DESCRIPTION OF ACASTI PHARMA INC.’S SECURITIES REGISTERED PURSUANT TO SECTION 12 OF THE SECURITIES EXCHANGE ACT OF 1934

The following summary sets forth certain material terms and provisions of Acasti Pharma Inc.’s (the “Company”, “Acasti”, our”, “we”) securities that are registered under Section 12 of the Securities Exchange Act of 1934, as amended (the “Exchange Act”). The following description is a summary and does not purport to be a complete description of the rights and preferences of our securities. It is subject to, and qualified in its entirety by reference to our Articles of Incorporation dated and Articles of Amendment dated August 27, 2021 (together, the “Articles”), and our General By-Law (our “By-laws”), each of which is incorporated by reference as an exhibit to the Annual Report on Form 10-K of which this exhibit is a part, and the applicable provisions of the Business Corporations Act (Québec) (“QBCA”). We encourage you to read our Articles, our Bylaws and the QBCA for additional information.

As of the end of the period covered by the Annual Report on Form 10-K of which this exhibit forms a part, the only class of securities of the Company registered under Section 12 of the Exchange Act was Acasti’s Class A Shares (the “Common Shares”).

DESCRIPTION OF COMMON STOCK

Authorized Common Stock

We are authorized to issue an unlimited number of Common Shares.

Rights of Common Stock

Holders of Common Shares are entitled to receive notice of any meetings of shareholders, to attend and to cast one vote per Common Share at all such meetings. Holders of Common Shares do not have cumulative voting rights with respect to the election of directors and, accordingly, holders of a majority of the Common Shares entitled to vote in any election of directors may elect all directors standing for election.

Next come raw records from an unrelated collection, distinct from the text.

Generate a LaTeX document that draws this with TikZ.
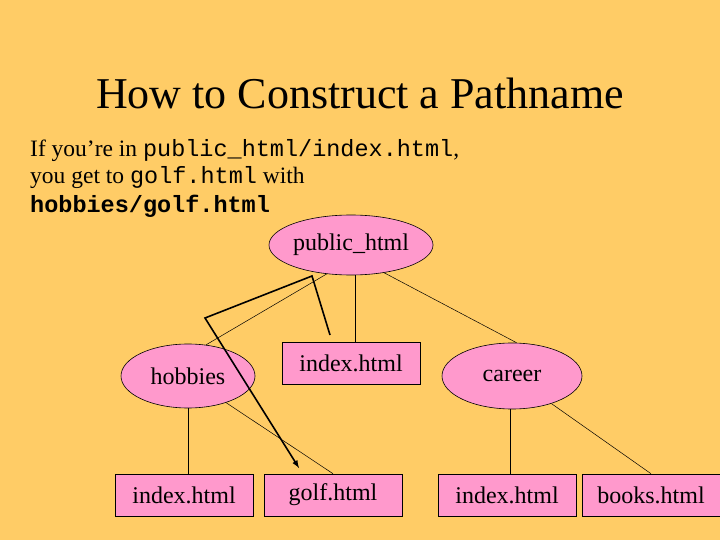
\documentclass[tikz,border=0pt]{standalone}
\usepackage{fontspec}
\setmainfont{Liberation Serif}
\setmonofont{Liberation Mono}
\usetikzlibrary{shapes.geometric}
\begin{document}
\begin{tikzpicture}[x=1pt,y=-1pt,
  pk/.style={fill=pinkc,draw=black,line width=0.6pt,font=\fontsize{24}{26}\selectfont,inner sep=0pt},
  el/.style={pk,ellipse},
  bx/.style={pk,rectangle},
  tl/.style={line width=0.5pt},
  txt/.style={anchor=base west,inner sep=0pt,font=\fontsize{23.5}{26}\selectfont}]
\definecolor{bgc}{RGB}{255,204,102}
\definecolor{pinkc}{RGB}{255,153,204}
\useasboundingbox[fill=bgc] (0,0) rectangle (720,540);
\node[inner sep=0pt,anchor=base,font=\fontsize{44}{48}\selectfont] (title) at (360,109) {How to Construct a Pathname};
\node[txt] (l1) at (30,157) {If you’re in \texttt{public\_html/index.html},};
\node[txt] (l2) at (30,184) {you get to \texttt{golf.html} with};
\node[txt] (l3) at (30,213) {\textbf{\texttt{hobbies/golf.html}}};
\node[el,minimum width=138pt,minimum height=60pt] (pub) at (351,245) {public\_html};
\node[el,minimum width=134pt,minimum height=64pt] (hob) at (188,376) {hobbies};
\node[bx,minimum width=138pt,minimum height=42pt] (idx) at (351,363) {index.html};
\node[el,minimum width=140pt,minimum height=66pt] (car) at (512,376) {career};
\node[bx,minimum width=138pt,minimum height=42pt] (b1) at (184,495) {index.html};
\node[bx,minimum width=138pt,minimum height=42pt] (b2) at (333,495) {golf.html};
\node[bx,minimum width=138pt,minimum height=42pt] (b3) at (507,495) {index.html};
\node[bx,minimum width=138pt,minimum height=42pt] (b4) at (651,495) {books.html};
\draw[tl] (pub.230) -- (hob.60);
\draw[tl] (pub.south) ++(4,0) coordinate (ps) -- (ps |- idx.north);
\draw[tl] (pub.-40) -- (car.82);
\draw[tl] (hob.south) -- (hob.south |- b1.north);
\draw[tl] (hob.-35) -- (b2.north);
\draw[tl] (car.south) ++(-2,0) coordinate (cs) -- (cs |- b3.north);
\draw[tl] (car.-35) -- (b4.north);
\coordinate (a0) at (330,335);
\coordinate (a1) at (312,276);
\coordinate (a2) at (205,318);
\coordinate (a3) at (299,468);
\draw[line width=1.6pt,-latex] (a0) -- (a1) -- (a2) -- (a3);
\end{tikzpicture}
\end{document}
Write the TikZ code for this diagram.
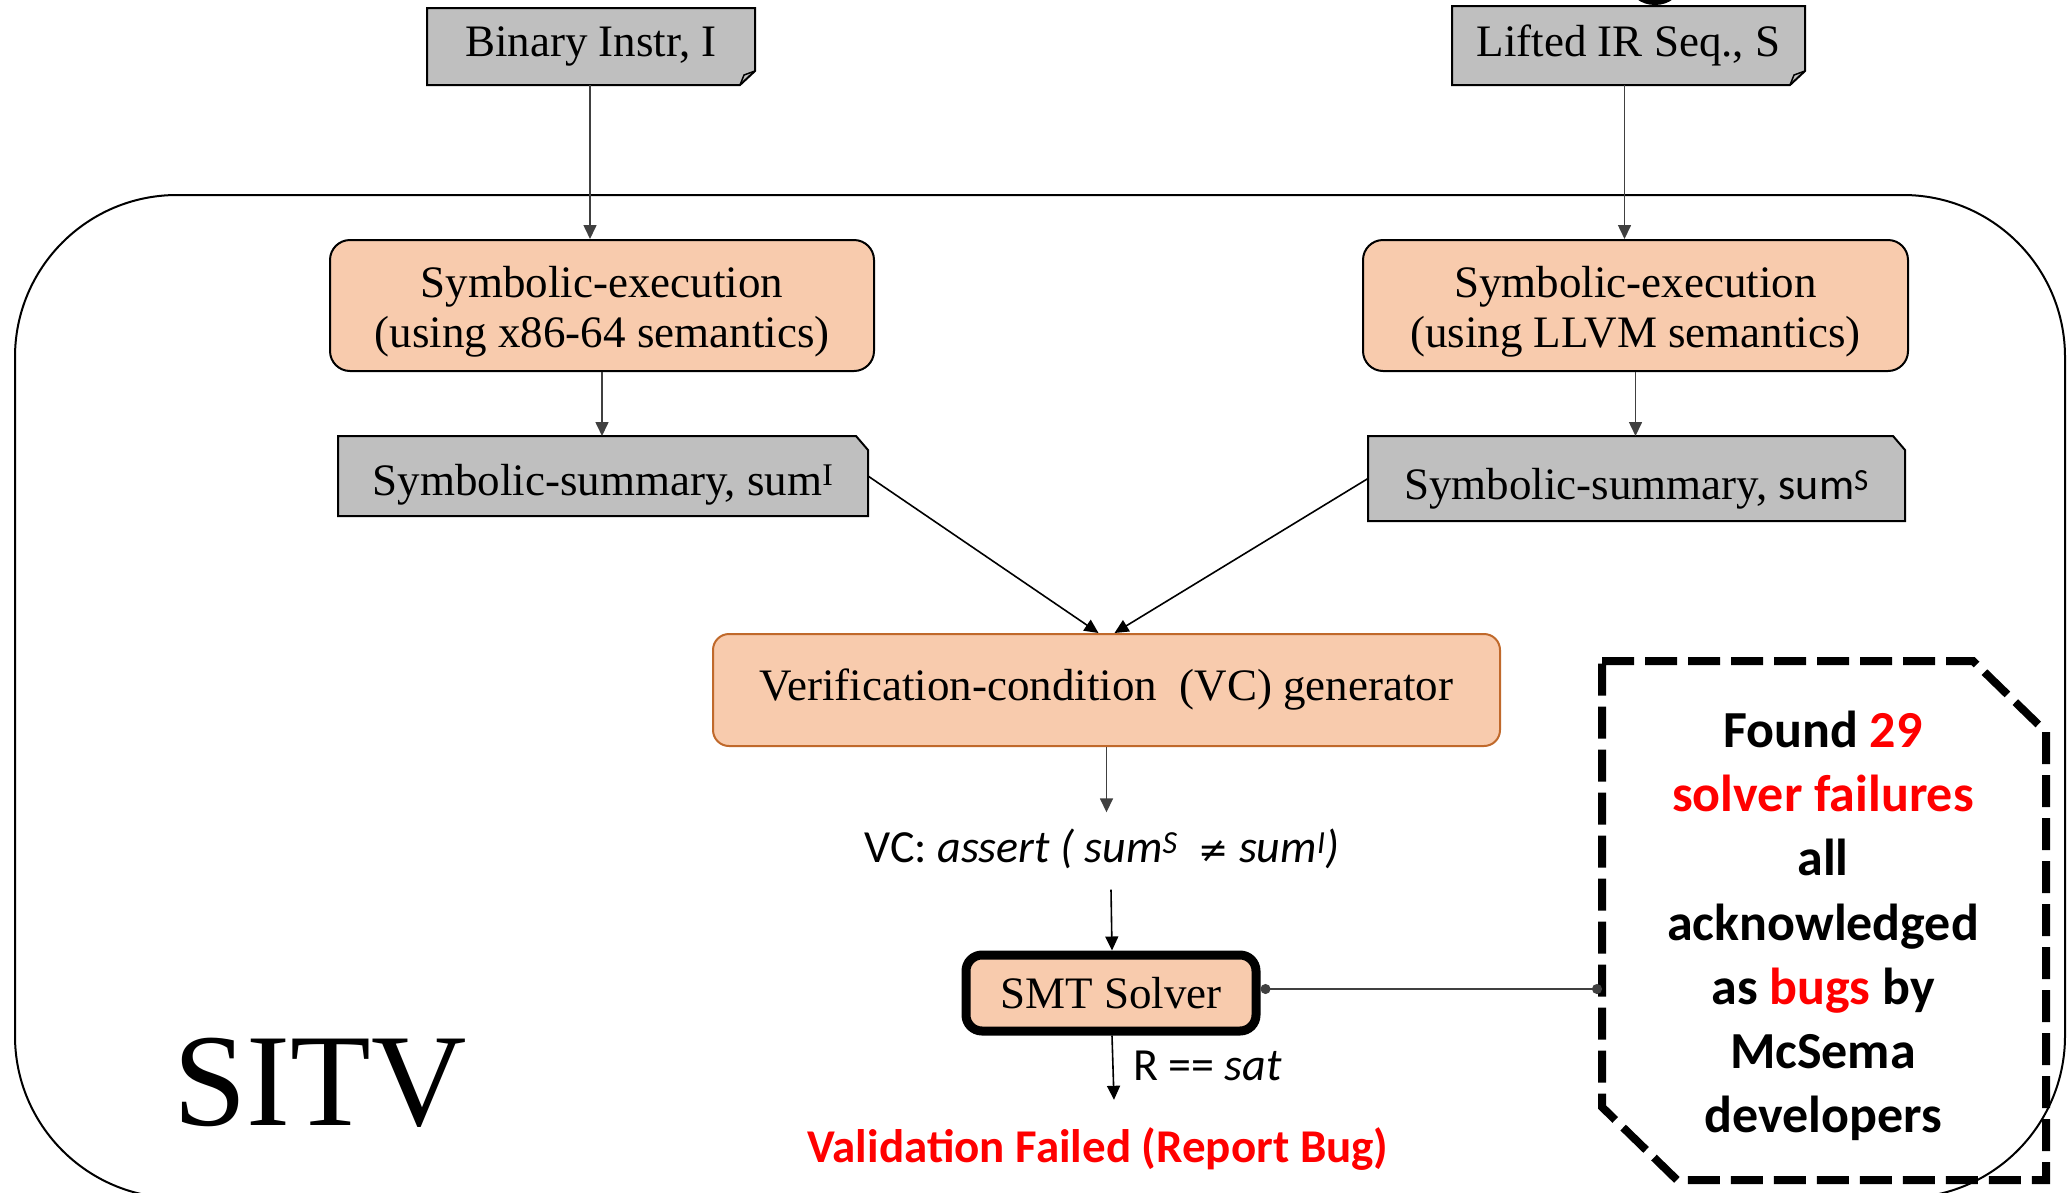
\documentclass[tikz,border=0pt]{standalone}
\usepackage{fontspec}
\setmainfont{Liberation Serif}
\newfontfamily\carlito{Carlito}
\newfontfamily\dejavu{DejaVu Sans}
\usetikzlibrary{arrows.meta,calc,backgrounds}
\definecolor{peach}{HTML}{F8CBAD}
\definecolor{boxgray}{HTML}{BFBFBF}
\definecolor{vcborder}{HTML}{C0692B}
\definecolor{linegray}{HTML}{404040}
\definecolor{bugred}{HTML}{FF0000}
\newcommand{\boxline}[1]{\raisebox{-16.5pt}[0pt][0pt]{#1}}
\begin{document}
\begin{tikzpicture}[x=1pt,y=-1pt,
  serif/.style={font=\fontsize{45}{50}\selectfont},
  plainbox/.style={serif,inner sep=0pt,outer sep=0pt,anchor=center},
  procbox/.style={serif,draw=black,line width=2pt,fill=peach,rounded corners=20pt,
    inner sep=0pt,align=center,anchor=center},
  arr/.style={draw=linegray,line width=1.6pt,-{Triangle[length=14pt,width=13pt]}},
  shapeline/.style={draw=black,line width=2pt,fill=boxgray},
]
\useasboundingbox (0,0) rectangle (2067,1192);
\clip (0,0) rectangle (2067,1192);

% partial black shape at top
\fill[black] (1655,-16) ellipse [x radius=26pt, y radius=21pt];

% outer frame
\draw[line width=2pt,rounded corners=162pt] (15,195) rectangle (2065,1198);

% input boxes
\node[plainbox,minimum width=328pt,minimum height=77pt] (bi) at (591,46.5) {Binary Instr, I};
\node[plainbox,minimum width=353pt,minimum height=79pt] (lir) at (1628.5,45.5) {Lifted IR Seq., S};

% symbolic execution
\node[procbox,minimum width=544pt,minimum height=131pt] (se1) at (602,305.5)
  {\boxline{Symbolic-execution}\\\boxline{(using x86-64 semantics)}};
\node[procbox,minimum width=545pt,minimum height=131pt] (se2) at (1635.5,305.5)
  {\boxline{Symbolic-execution}\\\boxline{(using LLVM semantics)}};

% summaries
\node[plainbox,minimum width=530pt,minimum height=80pt,text height=38pt,text depth=0pt] (ss1) at (603,476)
  {Symbolic-summary, sum\textsuperscript{I}};
\node[plainbox,minimum width=537pt,minimum height=85pt,text height=42pt,text depth=0pt] (ss2) at (1636.5,478.5)
  {Symbolic-summary, {\carlito\fontsize{44}{50}\selectfont sum\textsuperscript{S}}};

% VC generator
\node[procbox,draw=vcborder,rounded corners=16pt,minimum width=787pt,minimum height=112pt] (vc) at (1106.5,690)
  {Verification-condition\ \ (VC) generator};

% VC text
\node[font=\carlito\fontsize{46}{54}\selectfont,inner xsep=2pt,inner ysep=15pt,
  text height=35pt,text depth=12pt] (vct) at (1102,851)
  {VC: \textit{assert ( sum\textsuperscript{S}\ \ {\dejavu\fontsize{36}{40}\selectfont ≠} sum\textsuperscript{I})}};

% SMT solver
\node[procbox,line width=9pt,rounded corners=16pt,minimum width=290pt,minimum height=76pt] (smt) at (1111,993)
  {SMT Solver};

% result
\node[font=\carlito\bfseries\fontsize{47}{56}\selectfont,text=bugred,inner xsep=2pt,inner ysep=26pt,
  text height=36pt,text depth=12pt] (res) at (1098,1150) {Validation Failed (Report Bug)};
\node[font=\carlito\fontsize{46}{54}\selectfont,anchor=base west,inner sep=0pt] (rl) at (1133,1080)
  {R == \textit{sat}};

% SITV
\node[font=\fontsize{132}{150}\selectfont,anchor=base,inner sep=0pt] (sitv) at (320,1125) {SITV};

% note
\node[inner sep=0pt,outer sep=0pt,minimum width=444pt,minimum height=519pt] (note) at (1824,920.5) {};
\node[font=\carlito\bfseries\fontsize{52}{64.2}\selectfont,align=center,inner sep=0pt] (notetext) at (1823,926)
  {Found \textcolor{bugred}{29}\\\textcolor{bugred}{solver failures}\\all\\acknowledged\\as \textcolor{bugred}{bugs} by\\McSema\\developers};

% background shapes
\begin{scope}[on background layer]
  \path[shapeline] (bi.north west) -- (bi.north east) -- ($(bi.south east)+(0,-14)$)
    -- ($(bi.south east)+(-15,0)$) -- (bi.south west) -- cycle;
  \draw[line width=1.5pt] ($(bi.south east)+(-15,0)$) -- ($(bi.south east)+(-11,-10)$) -- ($(bi.south east)+(0,-14)$);
  \path[shapeline] (lir.north west) -- (lir.north east) -- ($(lir.south east)+(0,-14)$)
    -- ($(lir.south east)+(-15,0)$) -- (lir.south west) -- cycle;
  \draw[line width=1.5pt] ($(lir.south east)+(-15,0)$) -- ($(lir.south east)+(-11,-10)$) -- ($(lir.south east)+(0,-14)$);
  \path[shapeline] (ss1.south west) -- (ss1.north west) -- ($(ss1.north east)+(-12,0)$)
    -- ($(ss1.north east)+(0,14)$) -- (ss1.south east) -- cycle;
  \path[shapeline] (ss2.south west) -- (ss2.north west) -- ($(ss2.north east)+(-12,0)$)
    -- ($(ss2.north east)+(0,14)$) -- (ss2.south east) -- cycle;
\end{scope}

\draw[line width=8pt,dash pattern=on 32pt off 11pt] (note.north west) -- ($(note.north east)+(-73,0)$)
  -- ($(note.north east)+(0,71)$) -- (note.south east) -- ($(note.south west)+(75,0)$)
  -- ($(note.south west)+(0,-73)$) -- cycle;

% connectors
\draw[arr] ([xshift=-1pt]bi.south) -- ([xshift=-1pt]bi.south |- se1.north);
\draw[arr] ([xshift=-4pt]lir.south) -- ([xshift=-4pt]lir.south |- se2.north);
\draw[arr] (se1.south) -- (se1.south |- ss1.north);
\draw[arr] (se2.south) -- (se2.south |- ss2.north);
\draw[arr,draw=black] (ss1.east) -- ([xshift=-8pt]vc.north);
\draw[arr,draw=black] (ss2.west) -- ([xshift=8pt]vc.north);
\draw[arr] (vc.south) -- (vc.south |- vct.north);
\draw[arr,draw=black] ([xshift=9pt]vct.south) -- ([xshift=1pt]smt.north);
\draw[arr,draw=black] ([xshift=1pt]smt.south) -- ([xshift=3pt]smt.south |- res.north);
\draw[draw=linegray,line width=1.6pt,{Circle[length=10pt]}-{Circle[length=10pt]}]
  ([yshift=4pt]smt.east) -- ([yshift=4pt]smt.east -| note.west);
\end{tikzpicture}
\end{document}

Our Common Shares do not carry any pre-emptive, subscription, redemption, retraction, conversion or exchange rights, nor do they contain any cancellation, surrender, sinking or purchase fund provisions, nor provisions permitting or restricting the issuance of additional securities or requiring a holder of Common Shares to contribute additional capital.


Without Par Value

Our Common Shares are without par value.

Dividends

Under the QBCA and our By-laws, dividends may be declared at the discretion of the Acasti board of directors. Acasti may pay dividends unless there are reasonable grounds for believing that (i) Acasti is insolvent, or (ii) the payment of the dividend would render Acasti insolvent. The Articles provide that the holders of Common Shares shall be entitled to receive any dividends declared by the Acasti board of directors and Acasti shall pay dividends thereon, as and when declared by the Acasti board of directors, according to the order of priority applicable to the classes of shares set out in the Articles.

Listing

 

Our Common Shares are listed on the Nasdaq Capital Market and the TSX Venture Exchange under the symbol “ACST”.

 

Transfer Agent and Registrar

 

The transfer agent and registrar for our Common Shares is Computershare Trust Company of Canada.